Although stocks later rebounded sharply, uncertainty lingers over the tariffs’ legal foundation under the International Emergency Economic Powers Act. The Supreme Court, which heard arguments in November, could issue its ruling on their constitutionality as soon as tomorrow. If they are struck down, the duties would end and U.S. producers would be exposed to foreign competition. Domestic manufacturers like Caterpillar (NYSE:CAT) and General Motors (NYSE:GM) stand to suffer the most from lost protection if the tariffs are ruled unconstitutional.
Caterpillar (CAT)
Caterpillar shares rose 58% over the past year, fueled by tariffs that curb cheap Chinese imports and boost domestic demand. The company, a top producer of construction and mining equipment, gained from expanded Section 232 tariffs on steel and aluminum, which doubled to 50% by June and extended to machinery components. This limited competition from Chinese firms like Sany allowed Caterpillar to hold market share in earthmoving gear.
CEO Joe Creed noted on Caterpillar’s second-quarter earnings call that tariffs help counter unfair trade practices, supporting higher pricing as demand remained robust. Third-quarter results showed sales up 10% to $17.6 billion, with a record $39.8 billion backlog driven by energy and transportation segments. Adjusted operating margin hit 17.5% despite some tariff-related input costs, as volume growth from infrastructure projects offset pressures.
Baird analyst Mig Dobre noted last June that Caterpillar’s rally during AI-driven data center expansion was a result of its “products are used for both primary and backup power,” positioning it as a beneficiary of protectionist policies.
If the Supreme Court strikes down the tariffs tomorrow, Caterpillar would face renewed floods of low-cost Chinese equipment, eroding pricing power and market position. This could reverse backlog gains and compress margins, as foreign rivals undercut without duties. With no barriers, global overcapacity might return, pressuring shipments and earnings in key sectors like construction.
General Motors (GM)
General Motors stock climbed almost 53% over the past year, propelled by tariffs that safeguard its U.S.-made trucks from foreign rivals. The automaker benefited from a 25% duty on imported medium- and heavy-duty trucks starting Nov. 1, shielding models like the Chevrolet Silverado from Mexican and Canadian competition.
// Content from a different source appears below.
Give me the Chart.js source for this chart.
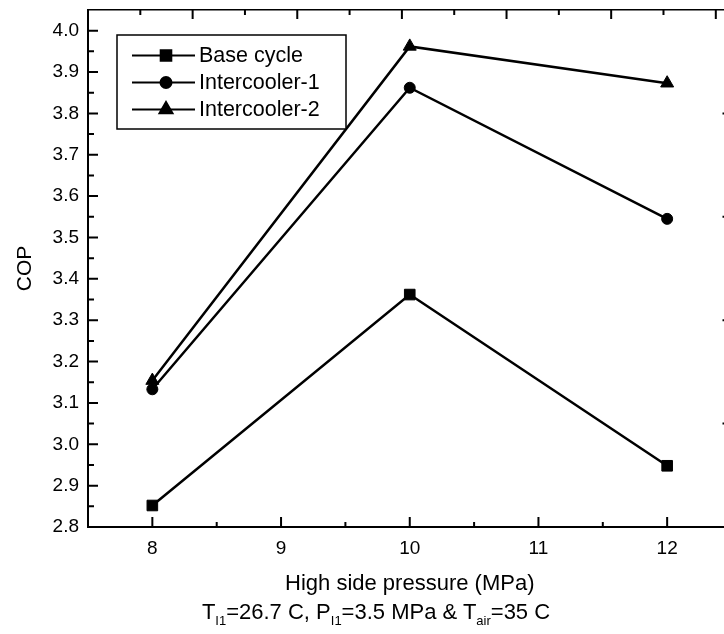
<!DOCTYPE html>
<html><head><meta charset="utf-8">
<script src="https://cdn.jsdelivr.net/npm/chart.js@4.4.1/dist/chart.umd.min.js"></script>
<style>
html,body{margin:0;padding:0;background:#fff;overflow:hidden;width:724px;height:634px;}
#wrap{position:absolute;left:0;top:0;width:740px;height:634px;}
#sub{position:absolute;left:0;width:752px;top:599px;text-align:center;font-family:"Liberation Sans",Arial,sans-serif;font-size:22px;line-height:26px;color:#000;white-space:nowrap;}
#sub sub{font-size:13px;vertical-align:-6px;line-height:0;}
</style></head><body>
<div id="wrap"><canvas id="c" width="740" height="634"></canvas></div>
<div id="sub">T<sub>I1</sub>=26.7 C, P<sub>I1</sub>=3.5 MPa &amp; T<sub>air</sub>=35 C</div>
<script>
// ---- data ----
const pressures = [8, 10, 12];
const baseCycle = [2.852, 3.362, 2.948];
const intercooler1 = [3.133, 3.862, 3.545];
const intercooler2 = [3.154, 3.962, 3.873];
const seriesLabels = ['Base cycle', 'Intercooler-1', 'Intercooler-2'];
const xTickValues = [8, 9, 10, 11, 12];
const xMinorTicks = [8.5, 9.5, 10.5, 11.5];
const yTickValues = [2.8, 2.9, 3.0, 3.1, 3.2, 3.3, 3.4, 3.5, 3.6, 3.7, 3.8, 3.9, 4.0];
const yMinorTicks = [2.85, 2.95, 3.05, 3.15, 3.25, 3.35, 3.45, 3.55, 3.65, 3.75, 3.85, 3.95];
const topMajorTicks = [2, 4, 6, 8, 10, 12];
const topMinorTicks = [1, 3, 5, 7, 9, 11];
const rightTicks = [3.05, 3.3, 3.55, 3.8];
const xTitle = 'High side pressure (MPa)';
const yTitle = 'COP';

const FONT = '"Liberation Sans", Arial, Helvetica, sans-serif';
const toPts = arr => pressures.map((x, i) => ({x: x, y: arr[i]}));

function ds(label, arr, style, r) {
  return {
    label: label, data: toPts(arr),
    borderColor: '#000', backgroundColor: '#000', borderWidth: 2.5,
    pointStyle: style, pointRadius: r, pointHoverRadius: r,
    pointBackgroundColor: '#000', pointBorderColor: '#000', pointBorderWidth: 1,
    tension: 0, fill: false, clip: false
  };
}

const inwardTicks = {
  id: 'inwardTicks',
  afterDraw(chart) {
    const c = chart.ctx, a = chart.chartArea;
    const x = chart.scales.x, y = chart.scales.y, xt = chart.scales.xTop;
    c.save();
    c.strokeStyle = '#000';
    c.lineWidth = 2;
    c.beginPath();
    yTickValues.forEach(v => { const p = y.getPixelForValue(v); c.moveTo(a.left, p); c.lineTo(a.left + 10, p); });
    yMinorTicks.forEach(v => { const p = y.getPixelForValue(v); c.moveTo(a.left, p); c.lineTo(a.left + 6, p); });
    xTickValues.forEach(v => { const p = x.getPixelForValue(v); c.moveTo(p, a.bottom); c.lineTo(p, a.bottom - 10); });
    xMinorTicks.forEach(v => { const p = x.getPixelForValue(v); c.moveTo(p, a.bottom); c.lineTo(p, a.bottom - 5); });
    topMajorTicks.forEach(v => { const p = xt.getPixelForValue(v); c.moveTo(p, a.top); c.lineTo(p, a.top + 9); });
    topMinorTicks.forEach(v => { const p = xt.getPixelForValue(v); c.moveTo(p, a.top); c.lineTo(p, a.top + 5); });
    rightTicks.forEach(v => { const p = y.getPixelForValue(v); c.moveTo(a.right, p); c.lineTo(a.right - 9, p); });
    c.stroke();
    c.restore();
  }
};

const boxLegend = {
  id: 'boxLegend',
  afterDraw(chart) {
    const c = chart.ctx;
    c.save();
    c.fillStyle = '#fff';
    c.fillRect(117, 35, 229, 94);
    c.strokeStyle = '#000';
    c.lineWidth = 1.5;
    c.strokeRect(117, 35, 229, 94);
    c.font = '21.5px ' + FONT;
    c.textBaseline = 'middle';
    c.textAlign = 'left';
    chart.data.datasets.forEach((d, i) => {
      const yy = 55.5 + i * 27;
      c.beginPath();
      c.moveTo(132, yy); c.lineTo(195, yy);
      c.lineWidth = 2; c.strokeStyle = '#000'; c.stroke();
      c.fillStyle = '#000';
      Chart.helpers.drawPoint(c, {pointStyle: d.pointStyle, radius: d.pointRadius, rotation: 0, borderWidth: 1}, 166, yy);
      c.fillStyle = '#000';
      c.fillText(d.label, 199, yy + 1);
    });
    c.restore();
  }
};

new Chart(document.getElementById('c'), {
  type: 'line',
  data: {
    datasets: [
      ds(seriesLabels[0], baseCycle, 'rect', 7.5),
      ds(seriesLabels[1], intercooler1, 'circle', 5.5),
      ds(seriesLabels[2], intercooler2, 'triangle', 7.5)
    ]
  },
  options: {
    responsive: false, animation: false, events: [],
    layout: {padding: {left: 13, top: 10, right: 0, bottom: 37}},
    plugins: {legend: {display: false}, tooltip: {enabled: false}},
    scales: {
      x: {
        type: 'linear', position: 'bottom', min: 7.5, max: 12.5,
        afterBuildTicks: s => { s.ticks = xTickValues.map(v => ({value: v})); },
        afterFit: s => { s.height = 70; s.paddingLeft = 0; s.paddingRight = 0; },
        grid: {display: false, drawTicks: false},
        border: {display: true, color: '#000', width: 2},
        ticks: {color: '#000', font: {family: FONT, size: 19}, padding: 10, callback: v => String(v)},
        title: {display: true, text: xTitle, color: '#000', font: {family: FONT, size: 22}, padding: 0}
      },
      xTop: {
        type: 'linear', position: 'top', min: 0, max: 12.3,
        afterFit: s => { s.height = 0; s.paddingLeft = 0; s.paddingRight = 0; },
        grid: {display: false, drawTicks: false},
        border: {display: true, color: '#000', width: 1.5},
        ticks: {display: false}
      },
      y: {
        type: 'linear', position: 'left', min: 2.8, max: 4.05,
        afterBuildTicks: s => { s.ticks = yTickValues.map(v => ({value: v})); },
        afterFit: s => { s.width = 75; s.paddingTop = 0; s.paddingBottom = 0; },
        grid: {display: false, drawTicks: false},
        border: {display: true, color: '#000', width: 2},
        ticks: {color: '#000', font: {family: FONT, size: 19}, padding: 9, callback: v => v.toFixed(1)},
        title: {display: true, text: yTitle, color: '#000', font: {family: FONT, size: 21}, padding: 0}
      }
    }
  },
  plugins: [inwardTicks, boxLegend]
});
</script>
</body></html>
CEO Mary Barra praised the measures in October, noting they support domestic production and offset parts costs via new credits. Third-quarter earnings revealed adjusted profit at the midpoint of $12.5 billion guidance, with U.S. sales growth across trucks and SUVs even as it took a hit from tariffs. Full-year deliveries rose 6%, led by strong truck demand, pushing shares to all-time highs. Barra emphasized on the earnings call that tariffs encourage U.S. investments, like GM’s $4 billion shift of production from Mexico, boosting competitiveness.
Analysts at Reuters noted the policy’s role in raising wages and protecting against unfair imports, aiding GM’s market dominance. If the court rules against Trump tomorrow, eliminating the tariffs would open doors to cheaper foreign trucks, slashing GM’s pricing edge and volumes. This could wipe out gains from onshoring, exposing plants to competition and hitting profits, as unmitigated imports flood the market without protective duties.